* _Problem requirements_
Return each line of the listing below, unchanged, and omit the images.

* _Recorded information_

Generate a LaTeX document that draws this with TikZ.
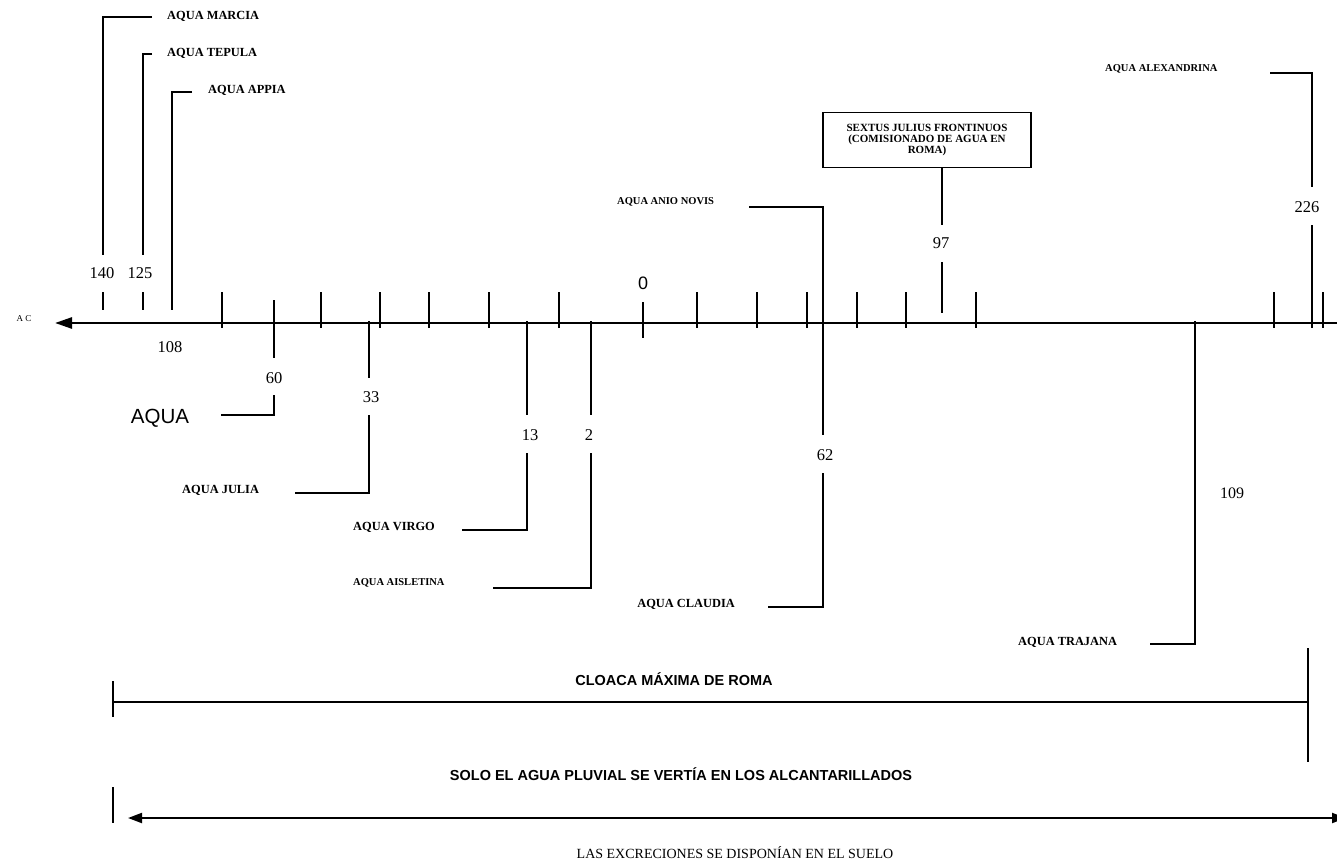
\documentclass[tikz,border=0pt]{standalone}
\usepackage{fontspec}
\setmainfont{Liberation Serif}
\newfontfamily\arial{Liberation Sans}
\usetikzlibrary{arrows.meta}
\begin{document}
\begin{tikzpicture}[x=1pt,y=-1pt,
  ln/.style={line width=1.9pt},
  tln/.style={line width=1.4pt},
  lab/.style={font=\fontsize{12.4}{13}\selectfont\bfseries, inner sep=0pt},
  slab/.style={font=\fontsize{10.5}{11}\selectfont\bfseries, inner sep=0pt},
  num/.style={font=\fontsize{16.5}{17}\selectfont, inner sep=0pt},
  big/.style={font=\arial\fontsize{20.5}{21}\selectfont, inner sep=0pt},
  head/.style={font=\arial\bfseries\fontsize{14.5}{15}\selectfont, inner sep=0pt},
  tick/.style={line width=1.9pt}
]
\useasboundingbox (0,0) rectangle (1337,861);

% ---------- main axis ----------
\coordinate (axR) at (1337,323);
\coordinate (axL) at (55,323);
\draw[line width=2.6pt,-{Triangle[length=17pt,width=11pt]}] (axR) -- (axL);
\node[font=\fontsize{9}{9}\selectfont, inner sep=0pt] (ac) at (24,319) {A C};

\foreach \x in {222,321,380,429,489,559,697,757,807,857,906,976,1274,1323}
  \draw[tick] (\x,292) -- (\x,328);

% ---------- 0 ----------
\draw[tick] (643,302) -- (643,338);
\node[font=\arial\fontsize{18}{18}\selectfont, inner sep=0pt] (n0) at (643,283) {0};

% ---------- upper labels, left ----------
\node[lab, anchor=west] (marcia) at (167,16) {AQUA MARCIA};
\node[lab, anchor=west] (tepula) at (167,53) {AQUA TEPULA};
\node[lab, anchor=west] (appia) at (208,90) {AQUA APPIA};
\node[num] (n140) at (102,273) {140};
\node[num] (n125) at (140,273) {125};
\node[num] (n108) at (170,347) {108};

\coordinate (m1) at (152,17);  \coordinate (m2) at (103,17);
\coordinate (m3) at (103,255); \coordinate (m4) at (103,292); \coordinate (m5) at (103,310);
\draw[ln] (m1) -- (m2) -- (m3);
\draw[ln] (m4) -- (m5);

\coordinate (t1) at (152,54);  \coordinate (t2) at (143,54);
\coordinate (t3) at (143,255); \coordinate (t4) at (143,292); \coordinate (t5) at (143,310);
\draw[ln] (t1) -- (t2) -- (t3);
\draw[ln] (t4) -- (t5);

\coordinate (a1) at (192,92); \coordinate (a2) at (172,92); \coordinate (a3) at (172,310);
\draw[ln] (a1) -- (a2) -- (a3);

% ---------- 60 AQUA ----------
\node[big] (aqua) at (160,418) {AQUA};
\node[num] (n60) at (274,378) {60};
\coordinate (s1) at (274,300); \coordinate (s2) at (274,358);
\coordinate (s3) at (274,395); \coordinate (s4) at (274,415); \coordinate (s5) at (221,415);
\draw[ln] (s1) -- (s2);
\draw[ln] (s3) -- (s4) -- (s5);

% ---------- 33 JULIA ----------
\node[lab, anchor=west] (julia) at (182,490) {AQUA JULIA};
\node[num] (n33) at (371,397) {33};
\coordinate (j1) at (369,321); \coordinate (j2) at (369,378);
\coordinate (j3) at (369,415); \coordinate (j4) at (369,493); \coordinate (j5) at (295,493);
\draw[ln] (j1) -- (j2);
\draw[ln] (j3) -- (j4) -- (j5);

% ---------- 13 VIRGO ----------
\node[lab, anchor=west] (virgo) at (353,527) {AQUA VIRGO};
\node[num] (n13) at (530,435) {13};
\coordinate (v1) at (527,321); \coordinate (v2) at (527,415);
\coordinate (v3) at (527,453); \coordinate (v4) at (527,530); \coordinate (v5) at (462,530);
\draw[ln] (v1) -- (v2);
\draw[ln] (v3) -- (v4) -- (v5);

% ---------- 2 AISLETINA ----------
\node[slab, anchor=west] (aisl) at (353,583) {AQUA AISLETINA};
\node[num] (n2) at (589,435) {2};
\coordinate (i1) at (591,321); \coordinate (i2) at (591,415);
\coordinate (i3) at (591,453); \coordinate (i4) at (591,588); \coordinate (i5) at (493,588);
\draw[ln] (i1) -- (i2);
\draw[ln] (i3) -- (i4) -- (i5);

% ---------- ANIO NOVIS / 62 CLAUDIA ----------
\node[slab, anchor=west] (anio) at (617,202) {AQUA ANIO NOVIS};
\node[lab, anchor=east] (claudia) at (735,604) {AQUA CLAUDIA};
\node[num] (n62) at (825,455) {62};
\coordinate (o1) at (749,207); \coordinate (o2) at (823,207); \coordinate (o3) at (823,435);
\coordinate (o4) at (823,473); \coordinate (o5) at (823,607); \coordinate (o6) at (768,607);
\draw[ln] (o1) -- (o2) -- (o3);
\draw[ln] (o4) -- (o5) -- (o6);

% ---------- 97 FRONTINUS ----------
\node[draw, line width=1.7pt, minimum width=208pt, minimum height=55pt, align=center,
      font=\fontsize{11}{11.2}\selectfont\bfseries, inner sep=0pt] (box) at (927,140)
      {SEXTUS JULIUS FRONTINUOS\\(COMISIONADO DE AGUA EN\\ROMA)};
\node[num] (n97) at (941,243) {97};
\coordinate (f2) at (942,225); \coordinate (f3) at (942,262); \coordinate (f4) at (942,313);
\draw[ln] ([xshift=15pt]box.south) -- (f2);
\draw[ln] (f3) -- (f4);

% ---------- 226 ALEXANDRINA ----------
\node[slab, anchor=west] (alex) at (1105,69) {AQUA ALEXANDRINA};
\node[num] (n226) at (1307,207) {226};
\coordinate (x1) at (1270,73); \coordinate (x2) at (1312,73); \coordinate (x3) at (1312,187);
\coordinate (x4) at (1312,225); \coordinate (x5) at (1312,328);
\draw[ln] (x1) -- (x2) -- (x3);
\draw[ln] (x4) -- (x5);

% ---------- 109 TRAJANA ----------
\node[lab, anchor=west] (trajana) at (1018,642) {AQUA TRAJANA};
\node[font=\fontsize{16}{16}\selectfont, inner sep=0pt] (n109) at (1232,493) {109};
\coordinate (r1) at (1195,321); \coordinate (r2) at (1195,644); \coordinate (r3) at (1150,644);
\draw[ln] (r1) -- (r2) -- (r3);

% ---------- CLOACA ----------
\node[head] (cloaca) at (674,679) {CLOACA MÁXIMA DE ROMA};
\coordinate (c1) at (113,681); \coordinate (c2) at (113,717);
\coordinate (c3) at (113,702); \coordinate (c4) at (1308,702);
\coordinate (c5) at (1308,648); \coordinate (c6) at (1308,762);
\draw[tln] (c1) -- (c2);
\draw[tln] (c3) -- (c4);
\draw[tln] (c5) -- (c6);

% ---------- SOLO EL AGUA ----------
\node[head] (solo) at (681,774) {SOLO EL AGUA PLUVIAL SE VERTÍA EN LOS ALCANTARILLADOS};
\coordinate (p1) at (113,787); \coordinate (p2) at (113,823);
\draw[tln] (p1) -- (p2);
\begin{scope}
  \clip (0,0) rectangle (1337,861);
  \coordinate (q1) at (1346,818); \coordinate (q2) at (128,818);
  \draw[line width=2pt, {Triangle[length=14pt,width=10pt]}-{Triangle[length=14pt,width=10pt]}] (q1) -- (q2);
\end{scope}

\node[font=\fontsize{14}{14}\selectfont, inner sep=0pt] (excr) at (735,853) {LAS EXCRECIONES SE DISPONÍAN EN EL SUELO};
\end{tikzpicture}
\end{document}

* _Answer below_
Generate a LaTeX document that draws this with TikZ.
\documentclass[tikz,border=0pt]{standalone}
\usepackage{fontspec}
\setmainfont{Liberation Serif}
\newfontfamily\arial{Liberation Sans}
\usetikzlibrary{arrows.meta}
\begin{document}
\begin{tikzpicture}[x=1pt,y=-1pt,
  ln/.style={line width=1.9pt},
  tln/.style={line width=1.4pt},
  lab/.style={font=\fontsize{12.4}{13}\selectfont\bfseries, inner sep=0pt},
  slab/.style={font=\fontsize{10.5}{11}\selectfont\bfseries, inner sep=0pt},
  num/.style={font=\fontsize{16.5}{17}\selectfont, inner sep=0pt},
  big/.style={font=\arial\fontsize{20.5}{21}\selectfont, inner sep=0pt},
  head/.style={font=\arial\bfseries\fontsize{14.5}{15}\selectfont, inner sep=0pt},
  tick/.style={line width=1.9pt}
]
\useasboundingbox (0,0) rectangle (1337,861);

% ---------- main axis ----------
\coordinate (axR) at (1337,323);
\coordinate (axL) at (55,323);
\draw[line width=2.6pt,-{Triangle[length=17pt,width=11pt]}] (axR) -- (axL);
\node[font=\fontsize{9}{9}\selectfont, inner sep=0pt] (ac) at (24,319) {A C};

\foreach \x in {222,321,380,429,489,559,697,757,807,857,906,976,1274,1323}
  \draw[tick] (\x,292) -- (\x,328);

% ---------- 0 ----------
\draw[tick] (643,302) -- (643,338);
\node[font=\arial\fontsize{18}{18}\selectfont, inner sep=0pt] (n0) at (643,283) {0};

% ---------- upper labels, left ----------
\node[lab, anchor=west] (marcia) at (167,16) {AQUA MARCIA};
\node[lab, anchor=west] (tepula) at (167,53) {AQUA TEPULA};
\node[lab, anchor=west] (appia) at (208,90) {AQUA APPIA};
\node[num] (n140) at (102,273) {140};
\node[num] (n125) at (140,273) {125};
\node[num] (n108) at (170,347) {108};

\coordinate (m1) at (152,17);  \coordinate (m2) at (103,17);
\coordinate (m3) at (103,255); \coordinate (m4) at (103,292); \coordinate (m5) at (103,310);
\draw[ln] (m1) -- (m2) -- (m3);
\draw[ln] (m4) -- (m5);

\coordinate (t1) at (152,54);  \coordinate (t2) at (143,54);
\coordinate (t3) at (143,255); \coordinate (t4) at (143,292); \coordinate (t5) at (143,310);
\draw[ln] (t1) -- (t2) -- (t3);
\draw[ln] (t4) -- (t5);

\coordinate (a1) at (192,92); \coordinate (a2) at (172,92); \coordinate (a3) at (172,310);
\draw[ln] (a1) -- (a2) -- (a3);

% ---------- 60 AQUA ----------
\node[big] (aqua) at (160,418) {AQUA};
\node[num] (n60) at (274,378) {60};
\coordinate (s1) at (274,300); \coordinate (s2) at (274,358);
\coordinate (s3) at (274,395); \coordinate (s4) at (274,415); \coordinate (s5) at (221,415);
\draw[ln] (s1) -- (s2);
\draw[ln] (s3) -- (s4) -- (s5);

% ---------- 33 JULIA ----------
\node[lab, anchor=west] (julia) at (182,490) {AQUA JULIA};
\node[num] (n33) at (371,397) {33};
\coordinate (j1) at (369,321); \coordinate (j2) at (369,378);
\coordinate (j3) at (369,415); \coordinate (j4) at (369,493); \coordinate (j5) at (295,493);
\draw[ln] (j1) -- (j2);
\draw[ln] (j3) -- (j4) -- (j5);

% ---------- 13 VIRGO ----------
\node[lab, anchor=west] (virgo) at (353,527) {AQUA VIRGO};
\node[num] (n13) at (530,435) {13};
\coordinate (v1) at (527,321); \coordinate (v2) at (527,415);
\coordinate (v3) at (527,453); \coordinate (v4) at (527,530); \coordinate (v5) at (462,530);
\draw[ln] (v1) -- (v2);
\draw[ln] (v3) -- (v4) -- (v5);

% ---------- 2 AISLETINA ----------
\node[slab, anchor=west] (aisl) at (353,583) {AQUA AISLETINA};
\node[num] (n2) at (589,435) {2};
\coordinate (i1) at (591,321); \coordinate (i2) at (591,415);
\coordinate (i3) at (591,453); \coordinate (i4) at (591,588); \coordinate (i5) at (493,588);
\draw[ln] (i1) -- (i2);
\draw[ln] (i3) -- (i4) -- (i5);

% ---------- ANIO NOVIS / 62 CLAUDIA ----------
\node[slab, anchor=west] (anio) at (617,202) {AQUA ANIO NOVIS};
\node[lab, anchor=east] (claudia) at (735,604) {AQUA CLAUDIA};
\node[num] (n62) at (825,455) {62};
\coordinate (o1) at (749,207); \coordinate (o2) at (823,207); \coordinate (o3) at (823,435);
\coordinate (o4) at (823,473); \coordinate (o5) at (823,607); \coordinate (o6) at (768,607);
\draw[ln] (o1) -- (o2) -- (o3);
\draw[ln] (o4) -- (o5) -- (o6);

% ---------- 97 FRONTINUS ----------
\node[draw, line width=1.7pt, minimum width=208pt, minimum height=55pt, align=center,
      font=\fontsize{11}{11.2}\selectfont\bfseries, inner sep=0pt] (box) at (927,140)
      {SEXTUS JULIUS FRONTINUOS\\(COMISIONADO DE AGUA EN\\ROMA)};
\node[num] (n97) at (941,243) {97};
\coordinate (f2) at (942,225); \coordinate (f3) at (942,262); \coordinate (f4) at (942,313);
\draw[ln] ([xshift=15pt]box.south) -- (f2);
\draw[ln] (f3) -- (f4);

% ---------- 226 ALEXANDRINA ----------
\node[slab, anchor=west] (alex) at (1105,69) {AQUA ALEXANDRINA};
\node[num] (n226) at (1307,207) {226};
\coordinate (x1) at (1270,73); \coordinate (x2) at (1312,73); \coordinate (x3) at (1312,187);
\coordinate (x4) at (1312,225); \coordinate (x5) at (1312,328);
\draw[ln] (x1) -- (x2) -- (x3);
\draw[ln] (x4) -- (x5);

% ---------- 109 TRAJANA ----------
\node[lab, anchor=west] (trajana) at (1018,642) {AQUA TRAJANA};
\node[font=\fontsize{16}{16}\selectfont, inner sep=0pt] (n109) at (1232,493) {109};
\coordinate (r1) at (1195,321); \coordinate (r2) at (1195,644); \coordinate (r3) at (1150,644);
\draw[ln] (r1) -- (r2) -- (r3);

% ---------- CLOACA ----------
\node[head] (cloaca) at (674,679) {CLOACA MÁXIMA DE ROMA};
\coordinate (c1) at (113,681); \coordinate (c2) at (113,717);
\coordinate (c3) at (113,702); \coordinate (c4) at (1308,702);
\coordinate (c5) at (1308,648); \coordinate (c6) at (1308,762);
\draw[tln] (c1) -- (c2);
\draw[tln] (c3) -- (c4);
\draw[tln] (c5) -- (c6);

% ---------- SOLO EL AGUA ----------
\node[head] (solo) at (681,774) {SOLO EL AGUA PLUVIAL SE VERTÍA EN LOS ALCANTARILLADOS};
\coordinate (p1) at (113,787); \coordinate (p2) at (113,823);
\draw[tln] (p1) -- (p2);
\begin{scope}
  \clip (0,0) rectangle (1337,861);
  \coordinate (q1) at (1346,818); \coordinate (q2) at (128,818);
  \draw[line width=2pt, {Triangle[length=14pt,width=10pt]}-{Triangle[length=14pt,width=10pt]}] (q1) -- (q2);
\end{scope}

\node[font=\fontsize{14}{14}\selectfont, inner sep=0pt] (excr) at (735,853) {LAS EXCRECIONES SE DISPONÍAN EN EL SUELO};
\end{tikzpicture}
\end{document}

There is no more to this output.